Does it feel like office parties, excursions, games, and jokes are shared by others, and somehow you keep missing the news? The reality is that supervisors choose employees they personally like to go to cool locations and enjoy the perks of the job. Colleagues include friends when it comes to important or social news. If you feel out of the loop, it's because you're either new or you're disliked by someone.
9. Misery Loves Company
Do you often find yourself eating lunch or conversing with people you hate? Do you regularly share watercooler moments with people you'd rather never see again? This is a backwards way of looking at your own likability, but there are three possible reasons why you share so much time with loathsome individuals. The first possibility is the most unlikely: everyone you work with is awful. The second possibility is more likely: you've been excluded from the cool clique. The third possibility is most likely: everyone seems awful because you're awful. You're the unlikable one, not them. The world is full of difficult people, to be sure, but one thing that's always been true is that everyone seems terrible to a terrible person. Your own dislike of others is a sign that you're disliked.

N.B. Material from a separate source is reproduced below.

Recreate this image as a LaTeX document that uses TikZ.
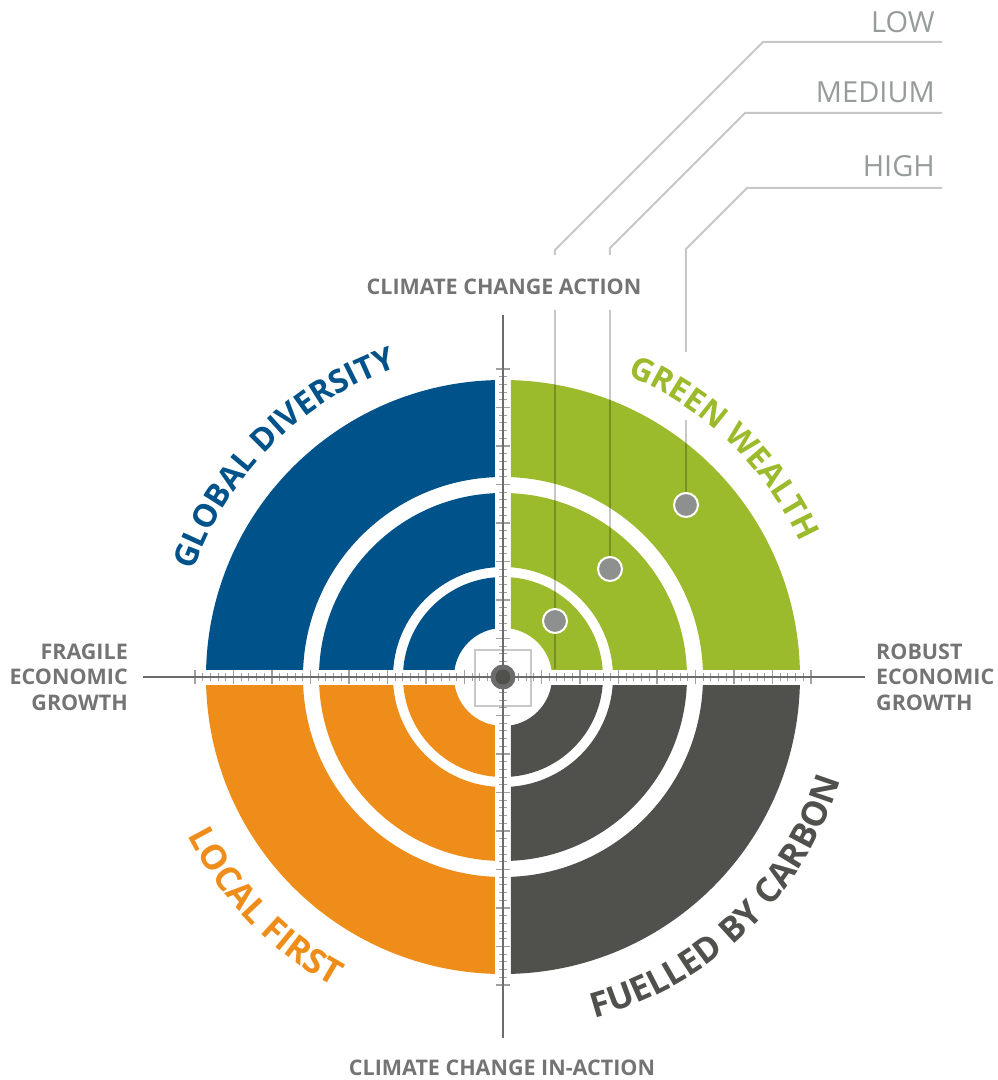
\documentclass[tikz,border=0pt]{standalone}
\usepackage{fontspec}
\setmainfont{Open Sans}
\usetikzlibrary{decorations.text}

\definecolor{gwblue}{RGB}{0,82,138}
\definecolor{gwgreen}{RGB}{156,187,44}
\definecolor{gworange}{RGB}{239,141,26}
\definecolor{gwdark}{RGB}{80,80,76}
\definecolor{axisgray}{RGB}{108,108,108}
\definecolor{tickgray}{RGB}{160,160,160}
\definecolor{labgray}{RGB}{116,116,116}
\definecolor{levgray}{RGB}{150,156,152}
\definecolor{dotgray}{RGB}{142,144,143}
\definecolor{sqgray}{RGB}{200,200,200}

\newcommand\qlab{\bfseries\fontsize{32}{32}\selectfont}
\newcommand\qlabl{\bfseries\fontsize{34.5}{34.5}\selectfont}
\newcommand\axlab{\bfseries\fontsize{21.5}{25.5}\selectfont}
\newcommand\levlab{\fontsize{29}{29}\selectfont}

\begin{document}
\begin{tikzpicture}[x=1pt,y=1pt,
  axisline/.style={axisgray, line width=2.5},
  tickmark/.style={tickgray, line width=1.1},
  leader/.style={draw=black, draw opacity=0.22, line width=2},
  leveldot/.style={circle, fill=dotgray, draw=white, line width=2, minimum size=24, inner sep=0},
  axislabel/.style={labgray, font=\axlab, inner sep=0},
  levellabel/.style={levgray, font=\levlab, inner sep=0, anchor=east, text height=21, text depth=0},
  arclabel/.style={decorate, decoration={text along path, text align=center, text format delimiters={|}{|}}}
]
\useasboundingbox (-503,-403) rectangle (495,677);

% quadrant rings, separated by a cross-shaped gap
\foreach \sx/\sy/\col in {1/1/gwgreen, -1/1/gwblue, -1/-1/gworange, 1/-1/gwdark}{
  \begin{scope}
    \clip (\sx*8,\sy*8) rectangle (\sx*330,\sy*330);
    \fill[\col, even odd rule] (0,0) circle (297) (0,0) circle (200)
      (0,0) circle (184) (0,0) circle (110)
      (0,0) circle (100) (0,0) circle (49);
  \end{scope}
}

% centre square
\draw[sqgray, line width=1.5] (-28,-29) rectangle (28,27);

% scale ticks along both axes
\foreach \i in {1,...,40}{
  \pgfmathsetmacro{\tkpos}{\i*7.7}
  \pgfmathsetmacro{\tklen}{ifthenelse(mod(\i,5)==0,7,4)}
  \draw[tickmark] (\tkpos,-\tklen) -- (\tkpos,\tklen);
  \draw[tickmark] (-\tkpos,-\tklen) -- (-\tkpos,\tklen);
  \draw[tickmark] (-\tklen,\tkpos) -- (\tklen,\tkpos);
  \draw[tickmark] (-\tklen,-\tkpos) -- (\tklen,-\tkpos);
}

% axes
\coordinate (axN) at (0,362);
\coordinate (axS) at (0,-361);
\coordinate (axW) at (-360,0);
\coordinate (axE) at (362,0);
\draw[axisline] (axN) -- (axS);
\draw[axisline] (axW) -- (axE);

% level markers
\node[leveldot] (dlow) at (52,56) {};
\node[leveldot] (dmed) at (107,108) {};
\node[leveldot] (dhigh) at (183,172) {};

% leader lines from the level scale down to the markers
\coordinate (lowA) at (439,635);
\coordinate (lowB) at (260,635);
\coordinate (lowC) at (52,427);
\coordinate (lowD) at (52,422);
\coordinate (lowE) at (52,367);
\coordinate (lowF) at (52,8);
\coordinate (medA) at (439,564);
\coordinate (medB) at (242,564);
\coordinate (medC) at (107,429);
\coordinate (medD) at (107,422);
\coordinate (medE) at (107,367);
\coordinate (highA) at (439,489);
\coordinate (highB) at (244,489);
\coordinate (highC) at (183,428);
\coordinate (highD) at (183,325);
\coordinate (highE) at (183,257);
\draw[leader] (lowA) -- (lowB) -- (lowC) -- (lowD);
\draw[leader] (lowE) -- (dlow.north);
\draw[leader] (dlow.south) -- (lowF);
\draw[leader] (medA) -- (medB) -- (medC) -- (medD);
\draw[leader] (medE) -- (dmed.north);
\draw[leader] (highA) -- (highB) -- (highC) -- (highD);
\draw[leader] (highE) -- (dhigh.north);

% centre target
\node[circle, fill=axisgray, minimum size=25, inner sep=0] (ctr) at (0,0) {};
\node[circle, fill=gwdark, minimum size=15, inner sep=0] (ctrin) at (ctr) {};

% level labels
\node[levellabel] (tlow) at (432,655) {LOW};
\node[levellabel] (tmed) at (432,585) {MEDIUM};
\node[levellabel] (thigh) at (432,511) {HIGH};

% axis labels
\node[axislabel] (lnorth) at (1,390) {CLIMATE CHANGE ACTION};
\node[axislabel] (lsouth) at (-1,-391) {CLIMATE CHANGE IN-ACTION};
\node[axislabel, align=right, anchor=east] (lwest) at (-375,0) {FRAGILE\\ECONOMIC\\GROWTH};
\node[axislabel, align=left, anchor=west] (least) at (373,0) {ROBUST\\ECONOMIC\\GROWTH};

% quadrant titles along the rings
\path[arclabel, decoration={text={|\qlab|GLOBAL DIVERSITY}, text color=gwblue}]
  (175:327) arc[start angle=175, end angle=95, radius=327];
\path[arclabel, decoration={text={|\qlab|GREEN WEALTH}, text color=gwgreen}]
  (86:326) arc[start angle=86, end angle=6, radius=326];
\path[arclabel, decoration={text={|\qlabl|LOCAL FIRST}, text color=gworange}]
  (184:353) arc[start angle=184, end angle=264, radius=353];
\path[arclabel, decoration={text={|\qlabl|FUELLED BY CARBON}, text color=gwdark}]
  (274:353) arc[start angle=274, end angle=354, radius=353];
\end{tikzpicture}
\end{document}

10. The Wrong Side of the Bed
The last sure sign that no one at work likes you doesn't take place at work at all. It takes place inside you: at home, at the store, at the dentist's office. How do you feel about your day when you wake up in the morning? Do you dread the drive to work? Are you having fits Sunday night about going back to work the next morning? Do you drag yourself from your bed to your desk each and every work day? If you answered yes to any of these questions, then you know some people at work don't like you. Heck, you don't even like yourself. Would you want to work all week long next to someone who is that negative? It would be like a punishment to have to collaborate on projects with a colleague who openly hates his job, wouldn't it? To have to eat lunch at the same table as someone who complains endlessly about politicians, taxes, supervisors, and deadlines?
If you go to work everyday feeling like this, you really don't need to be on the look-out for the other nine signs, do you?